“Ask, and it will be given you, search and you will find; knock, and the door will be opened for you.” Matthew 7:7-9
Growing up in North Dallas a few decades ago, I was blessed with a wonderful public school education: art, music, Advanced Placement classes, and a well-stocked science lab were always available. But practicums on how students could identify and ask directly to have their needs met was conspicuously absent.
The unspoken but powerful norms of Texas’ Bible-Belt culture required “good girls” to ignore their own needs, focusing instead on meeting the expectations and needs of others, no matter how unhealthy. “Good boys” were similarly discouraged for asking for help, particularly any emotional support, as having needs demonstrated an unmasculine weakness.
Today, these definitions of a “good girl” or “good boy” strike me as absurd, particularly when considered in light of the New Testament. Jesus asked us to love God with all we are and love our neighbor as ourselves: he never required his followers read minds or be self-sufficient. He explicitly challenged his disciples to ask God for what they needed, for Jesus knew that sharing vulnerabilities with one another humanizes and deepens our connections with one another. For example, the Gospel of John’s powerful conversation about “living water” arises from Jesus asking a Samaritan woman for a cup of water (John 4:7-15). And there is that heart-wrenching scene at Gethsemane where Jesus openly admits his distress to God and seeks strength (Mark 14: 32-36).
Yet, despite my intellectual understanding of mutual care, and Jesus’ numerous examples of how to be a loving neighbor, I still struggle to ask for help. Seeking a shoulder to cry on after hearing of more suffering caused by hurricanes, requesting a personal day off from my boss after a particularly stressful week, or asking someone else in my family to host Thanksgiving dinner remains challenging. That old, corrupted myth of self-sufficiency as “goodness” rears up in times of stress and I must again turn to the Good News.
Jesus had no illusions about self-sufficiency: to be human is to be a beloved, interdependent part of Creation, needing succor from God and neighbor to thrive. Let us remind each other of our right to ask for help as we walk through this painful time of political, racial, and meteorological turmoil. To be a true disciple of Jesus is to ask for what we need from others without shame while meeting the needs of others in healthy and loving ways.

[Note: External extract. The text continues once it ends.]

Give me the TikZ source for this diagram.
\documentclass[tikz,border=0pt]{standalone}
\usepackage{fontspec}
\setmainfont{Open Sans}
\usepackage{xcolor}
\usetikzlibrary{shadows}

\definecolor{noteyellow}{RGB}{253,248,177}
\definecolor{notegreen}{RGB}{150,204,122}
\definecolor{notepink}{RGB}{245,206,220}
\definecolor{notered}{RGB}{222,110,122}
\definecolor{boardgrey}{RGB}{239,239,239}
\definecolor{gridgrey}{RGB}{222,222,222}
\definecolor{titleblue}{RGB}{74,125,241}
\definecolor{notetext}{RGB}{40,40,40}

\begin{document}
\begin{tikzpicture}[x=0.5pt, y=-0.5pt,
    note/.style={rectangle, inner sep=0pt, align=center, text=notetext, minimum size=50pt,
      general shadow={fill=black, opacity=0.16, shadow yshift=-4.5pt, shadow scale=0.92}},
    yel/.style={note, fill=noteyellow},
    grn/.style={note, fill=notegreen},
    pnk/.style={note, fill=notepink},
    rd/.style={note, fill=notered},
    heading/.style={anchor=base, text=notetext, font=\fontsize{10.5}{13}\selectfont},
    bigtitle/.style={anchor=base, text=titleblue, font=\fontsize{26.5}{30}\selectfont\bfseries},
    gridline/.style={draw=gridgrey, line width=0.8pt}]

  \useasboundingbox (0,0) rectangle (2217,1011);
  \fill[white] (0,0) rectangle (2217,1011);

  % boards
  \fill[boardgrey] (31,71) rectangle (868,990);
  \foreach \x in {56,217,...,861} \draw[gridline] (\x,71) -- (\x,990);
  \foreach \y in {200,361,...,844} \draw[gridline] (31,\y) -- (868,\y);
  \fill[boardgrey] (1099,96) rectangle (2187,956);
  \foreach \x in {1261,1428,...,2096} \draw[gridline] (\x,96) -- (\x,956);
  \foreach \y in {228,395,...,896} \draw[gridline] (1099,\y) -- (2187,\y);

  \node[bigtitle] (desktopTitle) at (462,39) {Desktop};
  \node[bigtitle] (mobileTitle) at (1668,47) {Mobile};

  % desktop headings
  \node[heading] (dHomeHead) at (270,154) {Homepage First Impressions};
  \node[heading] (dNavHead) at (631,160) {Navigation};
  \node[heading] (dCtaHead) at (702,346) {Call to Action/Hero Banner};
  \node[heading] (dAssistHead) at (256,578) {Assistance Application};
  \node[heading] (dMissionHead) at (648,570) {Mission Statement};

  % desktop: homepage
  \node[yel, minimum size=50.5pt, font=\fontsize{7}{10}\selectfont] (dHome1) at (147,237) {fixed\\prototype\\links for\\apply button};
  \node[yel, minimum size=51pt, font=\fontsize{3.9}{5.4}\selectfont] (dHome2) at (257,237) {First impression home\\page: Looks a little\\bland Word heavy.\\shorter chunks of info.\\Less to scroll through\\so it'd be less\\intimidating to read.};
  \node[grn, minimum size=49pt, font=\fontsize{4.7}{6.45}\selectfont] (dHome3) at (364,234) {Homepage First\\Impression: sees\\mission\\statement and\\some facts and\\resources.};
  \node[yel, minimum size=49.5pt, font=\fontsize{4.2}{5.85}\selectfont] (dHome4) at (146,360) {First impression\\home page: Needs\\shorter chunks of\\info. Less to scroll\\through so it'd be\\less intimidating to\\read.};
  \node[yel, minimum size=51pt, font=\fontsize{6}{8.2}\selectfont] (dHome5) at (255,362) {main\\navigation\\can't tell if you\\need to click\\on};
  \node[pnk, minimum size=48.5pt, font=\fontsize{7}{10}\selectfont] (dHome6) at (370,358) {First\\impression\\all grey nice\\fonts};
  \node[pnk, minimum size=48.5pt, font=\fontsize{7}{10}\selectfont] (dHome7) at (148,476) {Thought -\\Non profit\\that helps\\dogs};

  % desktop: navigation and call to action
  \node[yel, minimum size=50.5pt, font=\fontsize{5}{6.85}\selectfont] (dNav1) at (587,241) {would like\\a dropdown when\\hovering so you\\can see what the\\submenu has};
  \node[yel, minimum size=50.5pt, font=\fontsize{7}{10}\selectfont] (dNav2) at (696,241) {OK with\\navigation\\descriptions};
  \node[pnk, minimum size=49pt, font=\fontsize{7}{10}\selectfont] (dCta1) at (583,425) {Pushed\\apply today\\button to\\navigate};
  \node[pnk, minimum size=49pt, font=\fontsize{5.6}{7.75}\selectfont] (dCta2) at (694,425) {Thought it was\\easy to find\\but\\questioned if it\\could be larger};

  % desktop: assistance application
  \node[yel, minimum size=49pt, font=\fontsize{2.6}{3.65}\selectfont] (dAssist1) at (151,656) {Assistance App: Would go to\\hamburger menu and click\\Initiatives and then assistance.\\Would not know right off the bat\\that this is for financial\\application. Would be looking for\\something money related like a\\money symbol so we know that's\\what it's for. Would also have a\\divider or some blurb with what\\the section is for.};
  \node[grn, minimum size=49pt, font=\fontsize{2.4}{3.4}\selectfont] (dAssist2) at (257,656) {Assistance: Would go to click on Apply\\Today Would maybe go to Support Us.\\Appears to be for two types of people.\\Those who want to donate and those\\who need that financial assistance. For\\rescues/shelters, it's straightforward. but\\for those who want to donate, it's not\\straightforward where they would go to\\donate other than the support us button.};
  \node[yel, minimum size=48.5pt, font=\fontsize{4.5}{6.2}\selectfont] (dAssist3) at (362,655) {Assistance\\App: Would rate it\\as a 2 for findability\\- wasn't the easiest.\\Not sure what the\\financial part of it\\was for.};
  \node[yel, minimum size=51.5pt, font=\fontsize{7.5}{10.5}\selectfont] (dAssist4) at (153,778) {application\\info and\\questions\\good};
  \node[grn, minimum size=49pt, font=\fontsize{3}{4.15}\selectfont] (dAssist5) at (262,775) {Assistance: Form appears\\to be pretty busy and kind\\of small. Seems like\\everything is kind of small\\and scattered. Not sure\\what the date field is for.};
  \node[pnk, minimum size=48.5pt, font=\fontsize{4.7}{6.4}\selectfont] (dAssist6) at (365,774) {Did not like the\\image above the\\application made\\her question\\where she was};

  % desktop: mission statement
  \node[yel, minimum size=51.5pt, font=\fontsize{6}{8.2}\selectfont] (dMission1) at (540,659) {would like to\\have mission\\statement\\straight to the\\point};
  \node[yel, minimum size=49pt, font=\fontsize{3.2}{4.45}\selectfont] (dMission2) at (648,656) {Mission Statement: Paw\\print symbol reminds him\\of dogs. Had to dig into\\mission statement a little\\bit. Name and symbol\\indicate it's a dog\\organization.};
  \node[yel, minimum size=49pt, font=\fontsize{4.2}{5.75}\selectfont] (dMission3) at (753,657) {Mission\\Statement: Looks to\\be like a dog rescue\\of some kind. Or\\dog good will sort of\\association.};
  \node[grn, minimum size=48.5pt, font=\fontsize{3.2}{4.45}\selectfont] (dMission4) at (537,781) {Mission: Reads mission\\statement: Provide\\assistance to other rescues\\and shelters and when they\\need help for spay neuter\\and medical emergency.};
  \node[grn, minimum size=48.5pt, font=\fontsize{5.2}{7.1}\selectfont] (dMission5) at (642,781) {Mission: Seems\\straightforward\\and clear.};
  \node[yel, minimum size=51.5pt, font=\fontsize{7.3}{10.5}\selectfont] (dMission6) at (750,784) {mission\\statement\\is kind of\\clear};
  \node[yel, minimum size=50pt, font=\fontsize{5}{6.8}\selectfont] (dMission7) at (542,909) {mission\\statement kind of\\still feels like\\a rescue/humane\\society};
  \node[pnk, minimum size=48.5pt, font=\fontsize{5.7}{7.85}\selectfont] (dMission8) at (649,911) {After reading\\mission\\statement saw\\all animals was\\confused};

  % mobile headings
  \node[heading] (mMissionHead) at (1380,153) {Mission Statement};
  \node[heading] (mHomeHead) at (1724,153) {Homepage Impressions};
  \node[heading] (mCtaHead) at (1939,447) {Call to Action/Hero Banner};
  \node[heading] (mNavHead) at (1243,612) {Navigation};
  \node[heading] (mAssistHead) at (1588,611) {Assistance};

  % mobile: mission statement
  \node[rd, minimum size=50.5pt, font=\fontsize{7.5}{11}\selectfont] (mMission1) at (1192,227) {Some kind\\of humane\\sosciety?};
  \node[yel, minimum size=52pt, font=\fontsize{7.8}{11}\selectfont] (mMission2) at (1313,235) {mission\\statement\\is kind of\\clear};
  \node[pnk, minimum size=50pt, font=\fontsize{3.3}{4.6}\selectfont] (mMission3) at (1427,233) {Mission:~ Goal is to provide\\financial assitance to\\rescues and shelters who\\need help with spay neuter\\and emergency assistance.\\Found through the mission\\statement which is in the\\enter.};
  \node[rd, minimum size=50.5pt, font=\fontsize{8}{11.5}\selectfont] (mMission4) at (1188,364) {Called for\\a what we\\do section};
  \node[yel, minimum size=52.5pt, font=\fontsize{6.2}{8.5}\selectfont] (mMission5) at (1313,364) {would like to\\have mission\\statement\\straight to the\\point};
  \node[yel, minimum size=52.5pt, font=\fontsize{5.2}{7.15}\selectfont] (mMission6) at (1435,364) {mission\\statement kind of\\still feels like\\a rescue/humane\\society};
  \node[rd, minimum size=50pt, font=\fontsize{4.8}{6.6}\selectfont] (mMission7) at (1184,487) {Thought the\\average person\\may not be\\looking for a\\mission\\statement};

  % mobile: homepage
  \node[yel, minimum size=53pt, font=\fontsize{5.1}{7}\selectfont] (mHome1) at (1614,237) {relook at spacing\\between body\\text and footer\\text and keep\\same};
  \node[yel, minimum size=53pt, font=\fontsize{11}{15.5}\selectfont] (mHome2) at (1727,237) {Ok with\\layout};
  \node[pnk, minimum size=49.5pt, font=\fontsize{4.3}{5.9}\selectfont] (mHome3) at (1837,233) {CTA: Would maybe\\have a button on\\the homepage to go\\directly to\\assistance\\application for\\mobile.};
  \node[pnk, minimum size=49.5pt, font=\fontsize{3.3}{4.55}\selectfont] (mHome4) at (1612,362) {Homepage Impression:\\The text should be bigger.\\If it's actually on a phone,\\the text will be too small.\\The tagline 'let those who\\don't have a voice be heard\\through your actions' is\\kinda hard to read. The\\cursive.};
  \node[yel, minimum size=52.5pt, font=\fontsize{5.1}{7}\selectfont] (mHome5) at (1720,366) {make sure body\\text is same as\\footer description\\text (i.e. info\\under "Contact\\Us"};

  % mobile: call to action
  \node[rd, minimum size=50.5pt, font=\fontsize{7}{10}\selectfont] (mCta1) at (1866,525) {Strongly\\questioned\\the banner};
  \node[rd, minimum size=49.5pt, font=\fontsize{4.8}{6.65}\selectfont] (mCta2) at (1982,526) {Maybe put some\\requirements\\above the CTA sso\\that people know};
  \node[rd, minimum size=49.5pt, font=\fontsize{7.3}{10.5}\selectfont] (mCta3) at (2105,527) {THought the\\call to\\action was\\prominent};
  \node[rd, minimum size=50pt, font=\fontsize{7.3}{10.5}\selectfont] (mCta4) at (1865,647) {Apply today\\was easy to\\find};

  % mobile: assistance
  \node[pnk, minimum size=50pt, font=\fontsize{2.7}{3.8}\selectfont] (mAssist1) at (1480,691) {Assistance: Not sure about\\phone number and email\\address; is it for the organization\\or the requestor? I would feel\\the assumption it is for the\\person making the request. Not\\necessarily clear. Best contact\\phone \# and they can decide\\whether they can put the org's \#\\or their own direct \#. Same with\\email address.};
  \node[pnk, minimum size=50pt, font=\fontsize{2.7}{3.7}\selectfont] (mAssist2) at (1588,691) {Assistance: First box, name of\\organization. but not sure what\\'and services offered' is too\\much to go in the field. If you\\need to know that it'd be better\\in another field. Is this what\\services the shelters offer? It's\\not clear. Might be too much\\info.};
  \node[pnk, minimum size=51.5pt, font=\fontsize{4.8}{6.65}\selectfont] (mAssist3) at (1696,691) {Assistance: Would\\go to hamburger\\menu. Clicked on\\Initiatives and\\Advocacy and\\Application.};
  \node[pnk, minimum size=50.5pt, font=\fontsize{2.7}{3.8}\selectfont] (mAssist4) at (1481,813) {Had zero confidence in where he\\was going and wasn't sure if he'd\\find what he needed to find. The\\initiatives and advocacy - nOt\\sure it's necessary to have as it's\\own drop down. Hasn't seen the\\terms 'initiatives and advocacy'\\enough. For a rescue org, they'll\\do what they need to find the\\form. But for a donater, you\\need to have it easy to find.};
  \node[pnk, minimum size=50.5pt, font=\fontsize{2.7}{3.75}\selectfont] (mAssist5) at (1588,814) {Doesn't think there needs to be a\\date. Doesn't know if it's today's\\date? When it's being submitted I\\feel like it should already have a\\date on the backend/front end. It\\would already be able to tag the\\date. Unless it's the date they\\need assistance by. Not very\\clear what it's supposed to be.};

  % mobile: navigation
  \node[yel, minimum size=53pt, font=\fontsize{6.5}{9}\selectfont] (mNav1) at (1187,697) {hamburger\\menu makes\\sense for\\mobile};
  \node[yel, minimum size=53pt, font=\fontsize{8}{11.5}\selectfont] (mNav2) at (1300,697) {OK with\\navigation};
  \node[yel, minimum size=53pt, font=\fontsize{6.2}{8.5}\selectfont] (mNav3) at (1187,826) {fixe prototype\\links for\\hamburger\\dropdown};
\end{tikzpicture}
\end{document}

Rev. Amy Petré Hill (she/her/hers)
Rev. Amy Petré-Hill is the founder of Mental Health & Inclusion Ministries in Aurora, Colorado, and the JFK Partner's Spiritual Care Fellow at the Univ. of Colorado Medical School. She previously worked as a disability rights attorney and is now the spiritual advisor to the Voices for Veterans Mental Health Council of Eastern Colorado and Mental Health First Aid instructor. She currently serves as the chair of the MHN.